Jun 072019
 

Had this guy on the bench for far too long now. The reason? Its a horrible mess of wires used to convert it from something else. Not sure if this was some kind of factory conversion or someone was churning these out at one point in history but its not really something I want to work on again.

So, on power up I get this

When I first saw this on the video I was sent my first thought was one or more 161 counters had gone bad and then I started looking at the schematics (for Bandido) I found what I hoping to find.

There are actually 4 of these (the other one is on the previous page) so I was half prepared for when the PCB arrived.
When I tested the PCB for myself I could make the issue slightly better with more voltage but never managed to get it perfect within the upper voltage limits.

First thing I noticed on arrival was although the schematics were accurate the chip locations were not.
Like I said at the start of this the PCB is a mess of wires which are directly soldered to other parts of the PCB’s which made taking this stack apart a little tricky but needs must so I did.
Finding a bank of four 161 counters was easy enough.

Feeling sure of my diagnosis I removed all four counters and tested them out of circuit but they all passed.
I socketed and replaced them anyway as I know from previous experience these are a fail point.
When I retested the game the graphics issue was now fixed! I could even lower the voltage to 4.8 without problems. I guess these old ones had started to fail and gone out of spec.
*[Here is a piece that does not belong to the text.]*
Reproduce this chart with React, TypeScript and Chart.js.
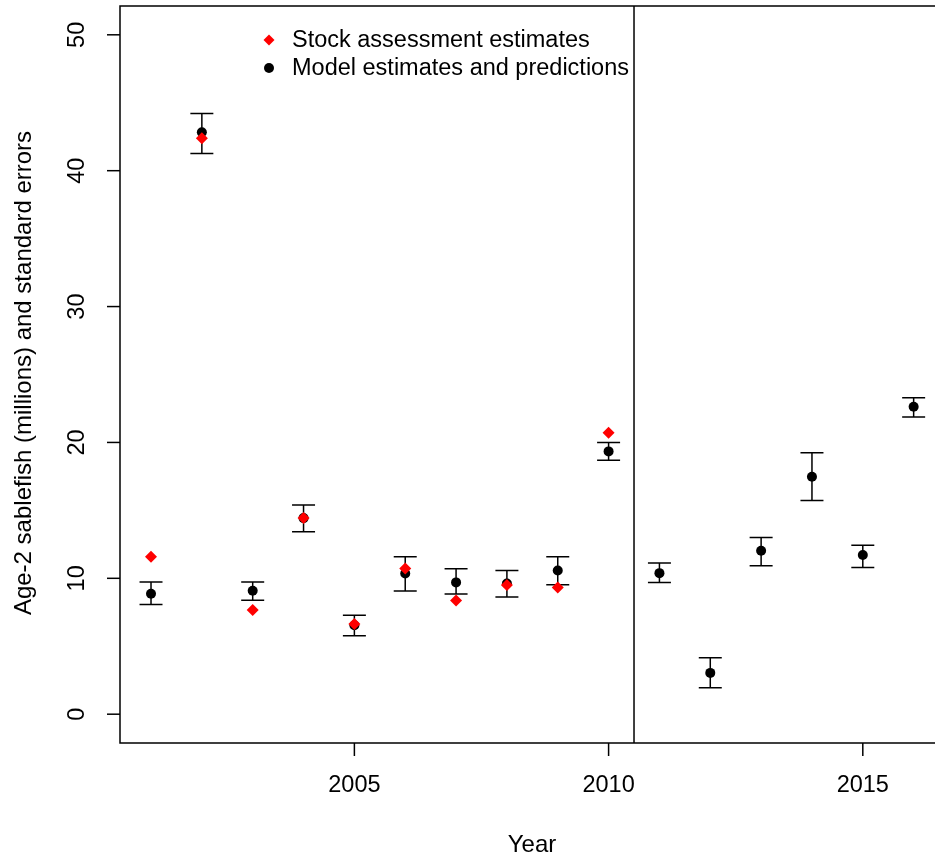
import React, { useEffect, useRef } from "react";
import { Chart, registerables } from "chart.js";

Chart.register(...registerables);

const years = [2001, 2002, 2003, 2004, 2005, 2006, 2007, 2008, 2009, 2010, 2011, 2012, 2013, 2014, 2015, 2016];
const modelEst = [8.86, 42.83, 9.08, 14.43, 6.55, 10.36, 9.7, 9.62, 10.58, 19.34, 10.38, 3.04, 12.03, 17.48, 11.71, 22.63];
const modelLower = [8.07, 41.26, 8.39, 13.42, 5.77, 9.06, 8.84, 8.62, 9.52, 18.68, 9.7, 1.94, 10.92, 15.73, 10.8, 21.87];
const modelUpper = [9.72, 44.2, 9.72, 15.39, 7.29, 11.59, 10.7, 10.58, 11.59, 20.0, 11.12, 4.15, 13.01, 19.25, 12.44, 23.29];
const stockYears = [2001, 2002, 2003, 2004, 2005, 2006, 2007, 2008, 2009, 2010];
const stockEst = [11.58, 42.39, 7.66, 14.43, 6.63, 10.73, 8.37, 9.5, 9.33, 20.72];
const xTicks = [2005, 2010, 2015];
const yTicks = [0, 10, 20, 30, 40, 50];
const dividerYear = 2010.5;
const legendLabels = ["Stock assessment estimates", "Model estimates and predictions"];
const xTitle = "Year";
const yTitle = "Age-2 sablefish (millions) and standard errors";

const FONT = '23.5px "Liberation Sans", Arial, sans-serif';
const TITLE_FONT = '24px "Liberation Sans", Arial, sans-serif';

const drawPlugin = {
  id: "rbase",
  beforeDatasetsDraw(chart: any) {
    const { ctx, scales } = chart;
    const xs = scales.x;
    const ys = scales.y;
    ctx.save();
    ctx.strokeStyle = "#000";
    ctx.lineWidth = 1.5;
    for (let i = 0; i < years.length; i++) {
      const px = xs.getPixelForValue(years[i]);
      const pl = ys.getPixelForValue(modelLower[i]);
      const pu = ys.getPixelForValue(modelUpper[i]);
      ctx.beginPath();
      ctx.moveTo(px, pl);
      ctx.lineTo(px, pu);
      ctx.moveTo(px - 11.5, pl);
      ctx.lineTo(px + 11.5, pl);
      ctx.moveTo(px - 11.5, pu);
      ctx.lineTo(px + 11.5, pu);
      ctx.stroke();
    }
    ctx.restore();
  },
  afterDatasetsDraw(chart: any) {
    const { ctx, chartArea, scales } = chart;
    const xs = scales.x;
    const ys = scales.y;
    ctx.save();
    ctx.strokeStyle = "#000";
    ctx.lineWidth = 1.5;
    ctx.beginPath();
    ctx.moveTo(chartArea.right + 5, chartArea.top);
    ctx.lineTo(chartArea.left, chartArea.top);
    ctx.lineTo(chartArea.left, chartArea.bottom);
    ctx.lineTo(chartArea.right + 5, chartArea.bottom);
    ctx.stroke();
    const dx = xs.getPixelForValue(dividerYear);
    ctx.beginPath();
    ctx.moveTo(dx, chartArea.top);
    ctx.lineTo(dx, chartArea.bottom);
    ctx.stroke();
    ctx.fillStyle = "#000";
    ctx.font = FONT;
    ctx.textAlign = "center";
    ctx.textBaseline = "middle";
    for (const t of xTicks) {
      const px = xs.getPixelForValue(t);
      ctx.beginPath();
      ctx.moveTo(px, chartArea.bottom);
      ctx.lineTo(px, chartArea.bottom + 13);
      ctx.stroke();
      ctx.fillText(String(t), px, 786);
    }
    ctx.font = TITLE_FONT;
    ctx.fillText(xTitle, (chartArea.left + 944) / 2, 845);
    ctx.font = FONT;
    for (const t of yTicks) {
      const py = ys.getPixelForValue(t);
      ctx.beginPath();
      ctx.moveTo(chartArea.left, py);
      ctx.lineTo(chartArea.left - 13, py);
      ctx.stroke();
      ctx.save();
      ctx.translate(78, py);
      ctx.rotate(-Math.PI / 2);
      ctx.fillText(String(t), 0, 0);
      ctx.restore();
    }
    ctx.save();
    ctx.font = TITLE_FONT;
    ctx.translate(24, 373);
    ctx.rotate(-Math.PI / 2);
    ctx.fillText(yTitle, 0, 0);
    ctx.restore();
    ctx.textAlign = "left";
    ctx.font = FONT;
    const lx = 269;
    const ly = [40, 68];
    ctx.fillStyle = "#ff0000";
    ctx.beginPath();
    ctx.moveTo(lx, ly[0] - 5.5);
    ctx.lineTo(lx + 5.5, ly[0]);
    ctx.lineTo(lx, ly[0] + 5.5);
    ctx.lineTo(lx - 5.5, ly[0]);
    ctx.closePath();
    ctx.fill();
    ctx.fillStyle = "#000";
    ctx.beginPath();
    ctx.arc(lx, ly[1], 5, 0, Math.PI * 2);
    ctx.fill();
    ctx.fillText(legendLabels[0], 292, ly[0] + 1);
    ctx.fillText(legendLabels[1], 292, ly[1] + 1);
    ctx.restore();
  },
};

export default function App() {
  const ref = useRef<HTMLCanvasElement | null>(null);
  useEffect(() => {
    document.body.style.margin = "0";
    const canvas = ref.current!;
    const chart = new Chart(canvas, {
      type: "scatter",
      data: {
        datasets: [
          {
            label: legendLabels[0],
            data: stockYears.map((y, i) => ({ x: y, y: stockEst[i] })),
            pointStyle: "rectRot",
            pointRadius: 6,
            backgroundColor: "#ff0000",
            borderColor: "#ff0000",
            borderWidth: 0,
          },
          {
            label: legendLabels[1],
            data: years.map((y, i) => ({ x: y, y: modelEst[i] })),
            pointStyle: "circle",
            pointRadius: 5,
            backgroundColor: "#000",
            borderColor: "#000",
            borderWidth: 0,
          },
        ],
      },
      options: {
        animation: false,
        responsive: false,
        devicePixelRatio: 1,
        layout: { autoPadding: false, padding: { left: 120, top: 6, right: 0, bottom: 113 } },
        plugins: { legend: { display: false }, tooltip: { enabled: false } },
        scales: {
          x: { type: "linear", min: 2000.39, max: 2016.42, display: false },
          y: { type: "linear", min: -2.12, max: 52.12, display: false },
        },
      },
      plugins: [drawPlugin],
    });
    return () => chart.destroy();
  }, []);
  return (
    <div style={{ width: 935, height: 856, background: "#fff" }}>
      <canvas ref={ref} width={935} height={856} style={{ display: "block" }} />
    </div>
  );
}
Next issue was the sound but before looking into that I was very curious about the intermediate PCB half hidden under the sound board.

This thing is a horrible freak of nature.
I knew it was something to do with the controls but why so much circuitry? What is that EPROM looking chip on there? and why did it look homemade?
Sadly I don’t know the answer to that last question but I have a fair idea of what the other two are.

First up that EPROM looking thing.
I desoldered it and tried to identify what it was. Best picture I could get from the scratched off markings were this

I could see it was likely a Toshiba device and it had “333P” appended so after a fair amount of sleuthing It was deduced that it was TMM333P device.
As I had no way of reading this with any of my programmers I resorted to using the faithful Arduino to dump its contents. After successful extraction it actually identified in MAME as a ROM from Jatre Specter. This made little sense until I traced out the connections and realised it was actually hardwired to address $4E7 so one ever gave out the byte 0x3A. Furthermore only 5 bits of the byte were being used and they are only used to permenantly enable the adjacent logic chips.
My best guess here is the bulk of this PCB is for obfuscation purposes.
On another sidenote, I tried making a small replacement PCB for this using a CPLD and while it worked as expected without the outputs connected it went wrong when they were connected up. Looking on the scope I could see a fair bit of bus contention so I think the CPLD was just too fast for this old hardware.
Anyway, on with the repair.

There was no sound. I started probing around the 8035 and found it was giving out garbage. I pulled the 2708 ROM and found that also full of garbage. I did try erasing it and reprogramming but it wouldn’t program at all. I replaced this with a slightly modified 2732 EPROM.
I ordered a new 8035 and while waiting I decided the best course of action would be to refurb this whole PCB as much as I could. All capacitors were replaced and replaced some of the logic IC’s too just for good measure.
Found a few dodgy looking solder joints like this one along the way

The replacement 8035 came from eBay but it was DOA. The seller send me another no questions asked and this one worked fine.
That’s about it for this one.

Worth noting with this conversion that it was been wired to use the player 2 joystick as the aiming function for player 1.